* EXERCISE GOAL *
Quote the data exactly, first line to the line containing "import * as", with no pictures.

* MATERIAL FOR THE TASK *
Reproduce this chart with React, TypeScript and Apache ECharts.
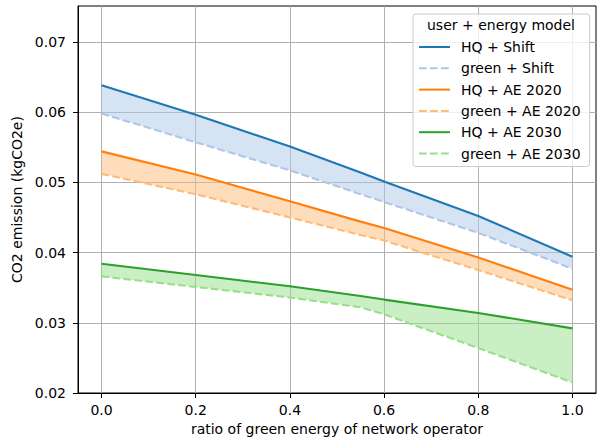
import React, { useEffect, useRef } from "react";
import * as echarts from "echarts";

const ratios = [0, 0.2, 0.4, 0.55, 0.6, 0.8, 1.0];
const hqShift = [0.0638, 0.0596, 0.0551, 0.0514, 0.0501, 0.0452, 0.0394];
const greenShift = [0.0598, 0.0557, 0.0517, 0.0483, 0.0472, 0.0428, 0.0377];
const hqAE2020 = [0.0544, 0.0511, 0.0473, 0.0444, 0.0435, 0.0393, 0.0347];
const greenAE2020 = [0.0512, 0.0483, 0.045, 0.0425, 0.0417, 0.0375, 0.0332];
const hqAE2030 = [0.0384, 0.0368, 0.0352, 0.0338, 0.0333, 0.0314, 0.0292];
const greenAE2030 = [0.0366, 0.0351, 0.0336, 0.0322, 0.0312, 0.0264, 0.0215];

const xTicks = [0, 0.2, 0.4, 0.6, 0.8, 1.0];
const yTicks = [0.02, 0.03, 0.04, 0.05, 0.06, 0.07];

const names = [
  "HQ + Shift",
  "green + Shift",
  "HQ + AE 2020",
  "green + AE 2020",
  "HQ + AE 2030",
  "green + AE 2030",
];
const legendTitle = "user + energy model";
const xName = "ratio of green energy of network operator";
const yName = "CO2 emission (kgCO2e)";

const FONT = "DejaVu Sans";

export default function App() {
  const ref = useRef<HTMLDivElement>(null);
  useEffect(() => {
    document.body.style.margin = "0";
    if (!ref.current) return;
    const chart = echarts.init(ref.current, null, { renderer: "svg" });
    const pts = (arr: number[]) => ratios.map((x, i) => [x, arr[i]]);

    const groups = [
      { hi: hqShift, lo: greenShift, c: "#1f77b4", lc: "#aec7e8", fill: "rgba(174,199,232,0.5)" },
      { hi: hqAE2020, lo: greenAE2020, c: "#ff7f0e", lc: "#ffbb78", fill: "rgba(255,187,120,0.5)" },
      { hi: hqAE2030, lo: greenAE2030, c: "#2ca02c", lc: "#98df8a", fill: "rgba(152,223,138,0.5)" },
    ];

    const series: any[] = [];
    groups.forEach((g) => {
      series.push({
        type: "custom",
        silent: true,
        z: 1,
        clip: true,
        data: ratios.map((x, i) => [x, g.hi[i], g.lo[i]]),
        encode: { x: 0, y: [1, 2] },
        renderItem: (params: any, api: any) => {
          if (params.dataIndex !== 0) return null;
          const upper = ratios.map((x, i) => api.coord([x, g.hi[i]]));
          const lower = ratios.map((x, i) => api.coord([x, g.lo[i]])).reverse();
          return {
            type: "polygon",
            shape: { points: upper.concat(lower) },
            style: { fill: g.fill, stroke: "none" },
            silent: true,
          };
        },
      });
    });
    groups.forEach((g, gi) => {
      series.push({
        type: "line",
        name: names[gi * 2],
        data: pts(g.hi),
        symbol: "none",
        lineStyle: { color: g.c, width: 2.1, type: "solid" },
        itemStyle: { color: g.c },
        z: 3,
        silent: true,
      });
      series.push({
        type: "line",
        name: names[gi * 2 + 1],
        data: pts(g.lo),
        symbol: "none",
        lineStyle: { color: g.lc, width: 2.1, type: [7.7, 3.3] },
        itemStyle: { color: g.lc },
        z: 2,
        silent: true,
      });
    });

    const axisText = { fontFamily: FONT, fontSize: 14, color: "#000" };

    chart.setOption({
      animation: false,
      backgroundColor: "#fff",
      grid: {
        left: 78,
        top: 6,
        width: 518,
        height: 387,
        show: true,
        borderColor: "#000",
        borderWidth: 1,
        backgroundColor: "transparent",
        outerBoundsMode: "none",
      },
      xAxis: {
        type: "value",
        min: -0.05,
        max: 1.05,
        name: xName,
        nameLocation: "middle",
        nameGap: 27,
        nameTextStyle: axisText,
        axisLine: { show: true, onZero: false, lineStyle: { color: "#000", width: 1 } },
        axisTick: { show: true, length: 5, lineStyle: { color: "#000", width: 1 }, customValues: xTicks },
        axisLabel: { ...axisText, margin: 10, customValues: xTicks, formatter: (v: number) => v.toFixed(1) },
        splitLine: { show: true, lineStyle: { color: "#b0b0b0", width: 1 } },
      },
      yAxis: {
        type: "value",
        min: 0.02,
        max: 0.0751,
        name: yName,
        nameLocation: "middle",
        nameRotate: 90,
        nameGap: 47,
        nameTextStyle: axisText,
        axisLine: { show: true, onZero: false, lineStyle: { color: "#000", width: 1 } },
        axisTick: { show: true, length: 5, lineStyle: { color: "#000", width: 1 }, customValues: yTicks },
        axisLabel: { ...axisText, margin: 12, customValues: yTicks, formatter: (v: number) => v.toFixed(2) },
        splitLine: { show: true, lineStyle: { color: "#b0b0b0", width: 1 } },
      },
      legend: {
        data: names,
        orient: "vertical",
        left: 413,
        top: 14,
        padding: [26, 9, 6, 5],
        itemWidth: 31,
        itemHeight: 14,
        itemGap: 7.3,
        borderColor: "#cccccc",
        borderWidth: 1,
        borderRadius: 3,
        backgroundColor: "rgba(255,255,255,0.8)",
        itemStyle: { opacity: 0 },
        textStyle: { fontFamily: FONT, fontSize: 14, color: "#000", padding: [0, 0, 0, 6] },
        selectedMode: false,
      },
      graphic: {
        elements: [
          {
            type: "text",
            z: 100,
            style: {
              text: legendTitle,
              x: 501,
              y: 25,
              align: "center",
              verticalAlign: "middle",
              font: `14px "${FONT}"`,
              fill: "#000",
            },
          },
        ],
      },
      series,
    });
    return () => chart.dispose();
  }, []);
  return <div ref={ref} style={{ width: 599, height: 440 }} />;
}
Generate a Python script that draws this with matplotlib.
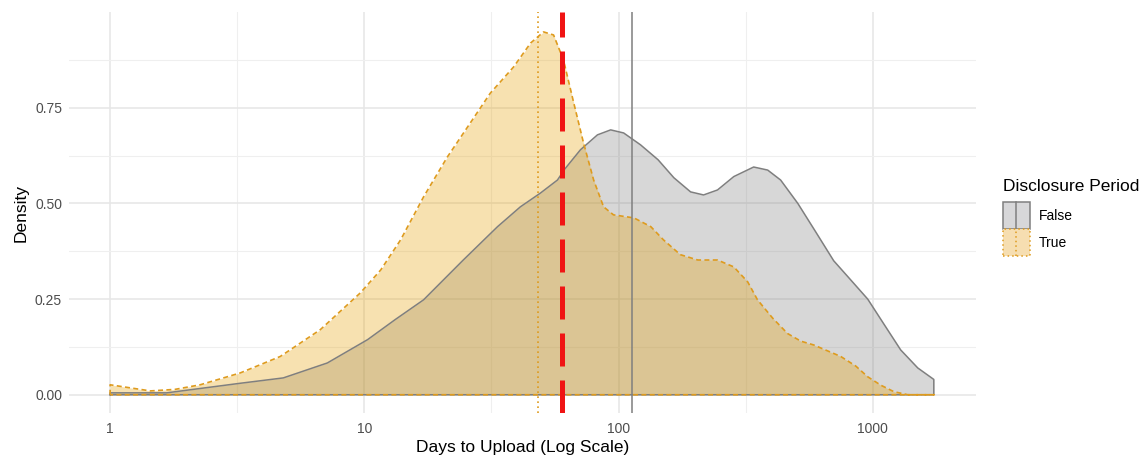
import matplotlib
matplotlib.use("Agg")
import matplotlib.pyplot as plt
from matplotlib.legend_handler import HandlerBase
from matplotlib.patches import Rectangle
from matplotlib.lines import Line2D

plt.rcParams['font.family'] = ['Liberation Sans', 'DejaVu Sans']

# density curves (days, density)
false_days = [1.0, 1.67, 3.25, 4.80, 7.15, 10.3, 13.2, 17.1, 24.5, 33.4, 41.1, 49.3,
              57.5, 61.5, 70.8, 82.6, 93.1, 104.7, 122, 143, 165, 192, 216, 245, 284,
              340, 386, 434, 507, 597, 702, 819, 955, 1105, 1288, 1503, 1738]
false_dens = [0.005, 0.005, 0.03, 0.044, 0.083, 0.144, 0.196, 0.248, 0.352, 0.439, 0.491, 0.527,
              0.561, 0.59, 0.64, 0.679, 0.692, 0.684, 0.653, 0.614, 0.567, 0.53, 0.522, 0.535, 0.57,
              0.595, 0.587, 0.561, 0.50, 0.425, 0.35, 0.30, 0.25, 0.185, 0.117, 0.07, 0.04]

true_days = [1.0, 1.20, 1.44, 1.80, 2.26, 3.25, 4.67, 6.71, 9.64, 11.6, 13.9, 17.1,
             21.2, 25.5, 31.3, 38.6, 45.1, 50.7, 55.5, 60.7, 66.5, 72.8, 79.8, 87.3,
             95.5, 115, 134, 150, 175, 205, 245, 284, 322, 352, 404, 462, 521, 586,
             748, 857, 955, 1075, 1211, 1374, 1738]
true_dens = [0.026, 0.018, 0.010, 0.014, 0.026, 0.057, 0.10, 0.17, 0.266, 0.326, 0.405, 0.517,
             0.621, 0.70, 0.788, 0.856, 0.919, 0.948, 0.94, 0.875, 0.765, 0.658, 0.561, 0.491,
             0.47, 0.462, 0.439, 0.405, 0.366, 0.352, 0.352, 0.334, 0.295, 0.248, 0.20, 0.16, 0.14, 0.13,
             0.10, 0.075, 0.047, 0.025, 0.008, 0.0, 0.0]

# reference lines (days)
false_ref = 112.5
true_ref = 48.4
cutoff = 59.7

gray_line = '#7f7f7f'
gray_fill = '#7f7f7f'
orange_line = '#DE9B1E'
orange_fill = '#E69F00'

fig = plt.figure(figsize=(11.41, 4.59), dpi=100)
ax = fig.add_axes([69 / 1141, 1 - 413 / 459, (976 - 69) / 1141, (413 - 12) / 459])

ax.fill_between(false_days, false_dens, 0, color=gray_fill, alpha=0.31, lw=0)
ax.fill_between(true_days, true_dens, 0, color=orange_fill, alpha=0.31, lw=0)

# outlines (full polygon, like ggplot outline.type = "full")
ax.plot([false_days[0]] + false_days + [false_days[-1], false_days[0]],
        [0] + false_dens + [0, 0], color=gray_line, lw=1.1)
ax.plot([true_days[0]] + true_days + [true_days[-1], true_days[0]],
        [0] + true_dens + [0, 0], color=orange_line, lw=1.2, ls=(0, (3, 2)))

ax.axvline(false_ref, color=gray_line, lw=1.1)
ax.axvline(true_ref, color=orange_line, lw=1.2, ls=(0, (1, 2)))
ax.axvline(cutoff, color='#F01414', lw=3.6, ls=(0, (6.6, 2.8)))

ax.set_xscale('log')
ax.set_xlim(0.689, 2547)
ax.set_ylim(-0.0477, 1.0)
ax.set_xticks([1, 10, 100, 1000], ['1', '10', '100', '1000'])
ax.set_xticks([10 ** 0.5, 10 ** 1.5, 10 ** 2.5], minor=True)
ax.set_xticklabels([], minor=True)
ax.set_yticks([0, 0.25, 0.5, 0.75], ['0.00', '0.25', '0.50', '0.75'])
ax.set_yticks([0.125, 0.375, 0.625, 0.875], minor=True)

ax.grid(True, which='major', color='#E6E6E6', lw=1.1)
ax.grid(True, which='minor', color='#EFEFEF', lw=0.8)
ax.set_axisbelow(True)
for s in ax.spines.values():
    s.set_visible(False)
ax.tick_params(which='both', length=0, labelsize=10, labelcolor='#4D4D4D')
ax.tick_params(axis='x', pad=6.5)
ax.tick_params(axis='y', pad=5)

ax.set_xlabel('Days to Upload (Log Scale)', fontsize=12.5, labelpad=3)
ax.set_ylabel('Density', fontsize=12.5, labelpad=4.5)


class KeyHandler(HandlerBase):
    def create_artists(self, legend, orig_handle, xdescent, ydescent, width, height, fontsize, trans):
        fc, ec, ls = orig_handle
        rect = Rectangle((-xdescent, -ydescent), width, height, facecolor=fc,
                         edgecolor=ec, lw=1.1, ls=ls, transform=trans)
        line = Line2D([-xdescent + width / 2] * 2, [-ydescent, -ydescent + height],
                      color=ec, lw=1.1, ls=ls, transform=trans)
        return [rect, line]


h_false = ('#D7D7D9', gray_line, '-')
h_true = ('#F6DEB1', orange_line, (0, (1, 2)))
leg = fig.legend([h_false, h_true], ['False', 'True'], title='Disclosure Period',
                 handler_map={tuple: KeyHandler()}, loc='upper left',
                 bbox_to_anchor=(997 / 1141, 1 - 173 / 459), frameon=False,
                 fontsize=10, title_fontsize=12.5, handlelength=1.94, handleheight=2.61,
                 labelspacing=0.0, handletextpad=0.65, alignment='left', borderaxespad=0)
leg._legend_box.sep = 6

fig.savefig('out.png', dpi=100)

* TASK SOLUTION *
Reproduce this chart with React, TypeScript and Apache ECharts.
import React, { useEffect, useRef } from "react";
import * as echarts from "echarts";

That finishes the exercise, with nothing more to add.